Desde hace ya algunos años, pero sobre todo en los últimos 24 meses, se registra en Chile un fenómeno alarmante y cierto sentido misterioso que tiende a agudizarse, como lo demuestran los hechos de los últimos días. Son ataques de todo tipo contra iglesias católicas y protestantes, sobre todo en la región de Araucanía. En una carta al Papa Francisco una asociación sindical afirma que, desde 2014 hasta la actualidad, en esa zona se incendiarion y se destruyeron 12 iglesias católicas y 2 evangélicas. Es sabido que en esta región del sud de Chile existe un conflicto que nunca se resolvió entre los grandes terratenientes y los indios Mapuche (12% de la población), pese a los grandes progresos legislativos y culturales, conflicto que alimenta permanentemente tensiones y enfrentamientos. La violencia de ambas partes forma una intrincada madeja de no fácil lectura. Pero hay algo más, y distinto. Se trata de actos vandálicos, verdaderas profanaciones como la que se produjo hace pocos días en el corazón de la capital, cuando un grupo de encapuchados destruyó y ofendió el sentimiento religioso chileno con una violenta operación contra un gran crucifijo que presidía una procesión y, pocas horas después, el incendio de una iglesia evangélica. Eso demuestra que los símbolos religosos en la mira aumentan mes a mes.
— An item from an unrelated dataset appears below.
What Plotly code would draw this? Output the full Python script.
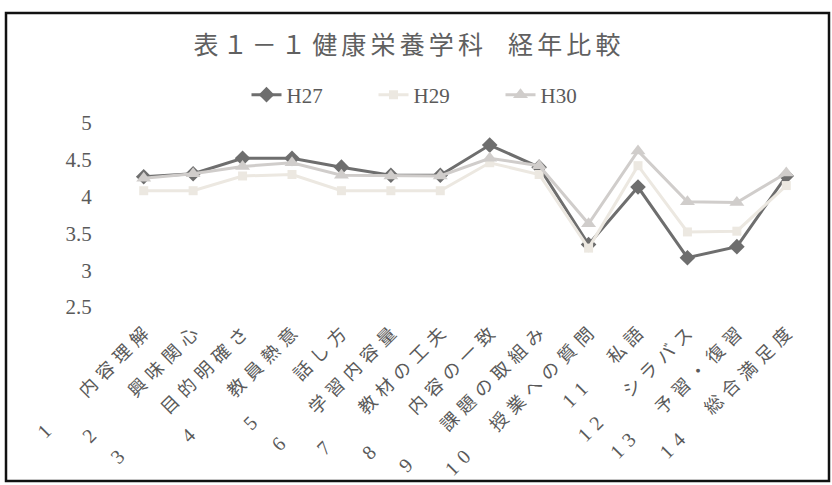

En los últimos años ya hubo más de 25 casos. Por otra parte las investigaciones, salvo algunas en particular, por lo general llegan a resultados nebulosos que no aportan nada claro. Y la acción preventiva tampoco resulta eficaz ni consistente. Se suceden las protestas, las tomas de posición y las advertencias, como las declaraciones de la Presidente Michelle Bachelet y del cardenal Ricardo Ezzati en las últimas horas, pero nada parece haber cambiado. Todo lo contrario. En la larga historia chilena, primero colonial y después republicana, nunca existió un conflicto interreligioso, y los fieles de las diversas confesiones, con una fuerte y mayoritaria presencia católica –aunque en disminución-, siempre convivieron en el respeto recíproco y con importantes momentos de colaboración. Quizás el único y transitorio momento de tensión interreligiosa se registró en la dictadura de Augusto Pinochet, quien durante algunos años en clave anticatólica trató de instrumentalizar a las iglesias evangélicas. Pero fue una operación mediocre e ineficaz que fracasó enseguida, aunque en algún momento Pinochet pudo utilizar mediáticamente el supuesto apoyo evangélico al gobierno militar.
En el panorama político las cosas siempre fueron muy claras. Es cierto que en el pasado hubo partidos, coaliciones y gobiernos anticlericales, por lo general bajo la hegemonía masónica, pero al mismo tiempo hay que destacar que nada de todo eso se tradujo en un conflicto interreligioso. En los mil días del gobierno marxista de Salvador Allende nunca se verificó un solo conflicto o tensión de trasfondo religioso. Todo lo contrario.
Entonces, la pregunta que muchos se hacen y no tiene respuesta es muy sencilla, pero al mismo tiempo alarmante. ¿Qué está ocurriendo y por qué? ¿Detrás de todo esto hay un plan?, y en ese caso ¿con qué objetivo? Por otra parte se trata de un fenómeno único en toda la región latinoamericana que es necesario resolver lo antes posible. Si la violencia siempre es insidiosa y nunca se debe subestimar, la que tiene trasfondo religioso –con los tiempos que corren- resulta mucho más preocupante.